Disaster. Brutal. Blood bath. Just a few of the many descriptive words being used by breeders to describe the Keeneland November breeding stock sale, which at this writing still had a week to run.
In light of the recessive global economy, everyone thought the sale, the largest of its kind in the world, would be down. But a drop of 10-20% was expected, not 46% in gross, 37% in average, and 31% in median through seven of 15 days. No one saw this coming.
Generally, the spring juvenile selling season sets the tone for the yearling sales that are held during the summer and early fall. The yearling auctions provide a read for what will happen at the fall and winter mixed sales.
The biggest barometer of all is the Keeneland September yearling sale, which saw a significant drop in gross of $57,019,500. Still, the 3,605 yearlings sold for $327,999,100, the fourth-highest total in the auction’s history. While the gross was down 14.8%, the average ($90,984) decreased 10.2% and the median ($37,000) dropped 11.9%.
Despite those numbers, most agreed the September sale held up as well as could be expected considering the change in the value of the dollar, struggles on Wall Street, and a myriad of negative headlines describing the current state of the Thoroughbred industry.
A downturn in November mirroring September looked inevitable. Instead, the bottom seems to have dropped out of the Thoroughbred market.
Much has happened in the weeks between the end of the September sale and start of the November auction: The Dow Jones Industrial Average lost more than 20% in the first seven trading days of October; Congress approved a $700-billion bailout to add liquidity to credit markets; 19 banks have failed in the United States so far this year; and the jobless rate is at a 14-year high.
Closer to home, wagering on horse racing declined again in the third quarter of the year; disputes between racetrack management and horsemen over advance deposit wagering have caused purses to be cut and horse players to become disillusioned; and now, the value of bloodstock is dropping.
At the November sale, much like at the final Keeneland July yearling sale in 2002, many breeders decided to withdraw their horses once the sale had started when they realized the state of the market. This was deemed a better result than sending a horse through the ring and buying it back, a fact buyers would see if the same horse was put back through the ring a year from now.
In those cases, breeders don’t have to sell, an enviable position to be in. So, hoping the global economy will begin to show improvement in 2009, they are willing to wait another year before selling a mare, or will sell a yearling rather than a weanling.
Those, however, who need to take some cash off the table are taking less than they thought, leaving them in the same predicament as many businessmen in other professions: facing tough times.
One breeder at the Keeneland November sale said one of the reasons the sale is down more than anticipated is that the equine lending departments of financial institutions are not as willing to help those in the Thoroughbred business.
Current market conditions have caught many farm owners and breeders in a squeeze play.
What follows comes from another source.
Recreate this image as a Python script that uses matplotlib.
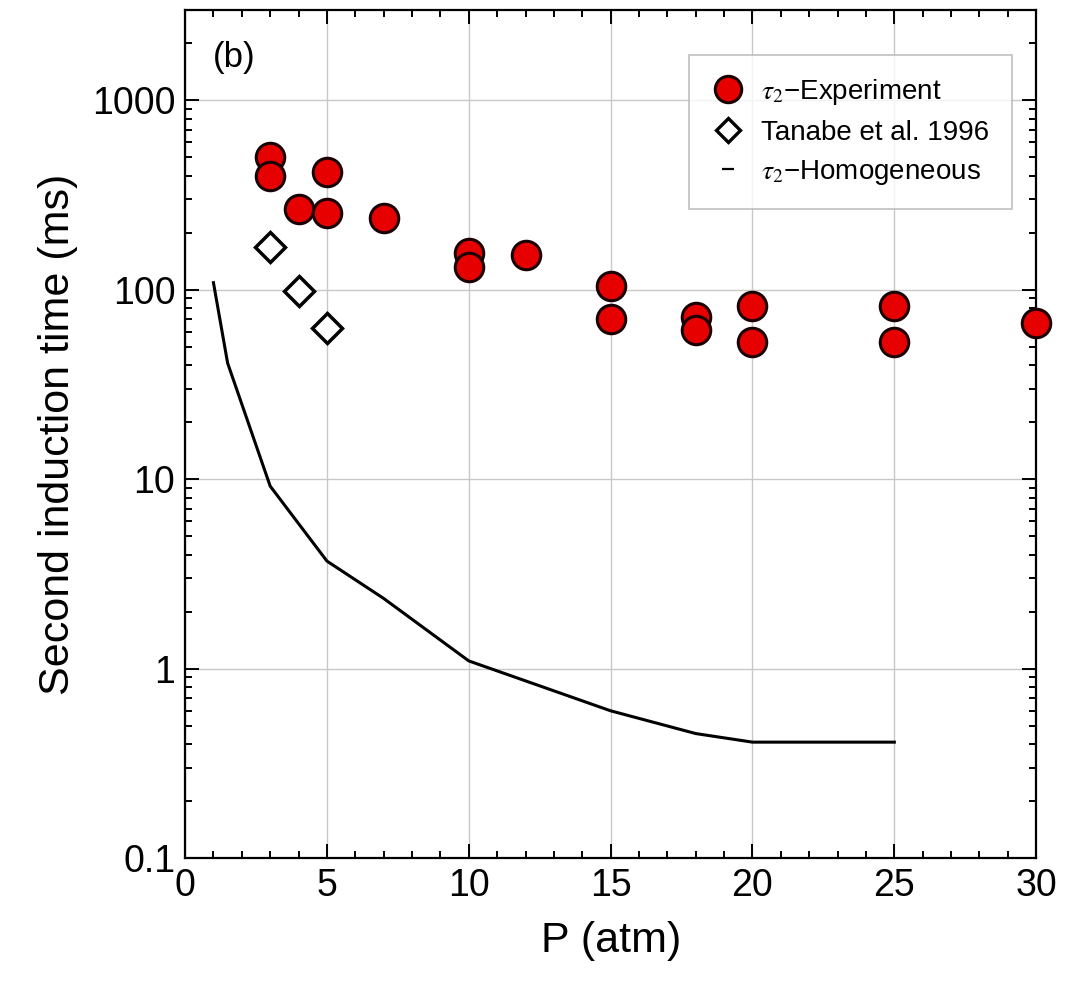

In a time where the value of bloodstock is coming down—rather drastically at the present moment—the cost of farm management is continuing to rise.
Watching the prices fall at the sale, breeders are at least heartened to see that most stud fees are being adjusted downward. However, many of these same fees should have been lowered earlier, and some of those that have come down need to come down even more. Still, it will be more affordable to breed a mare to most stallions in 2009, and one would think a breeder’s imagination can be put to good use when negotiating deals and terms on stud fees.
Thoroughbred breeders are a resilient group. In light of the results of the November sale, that’s a good thing.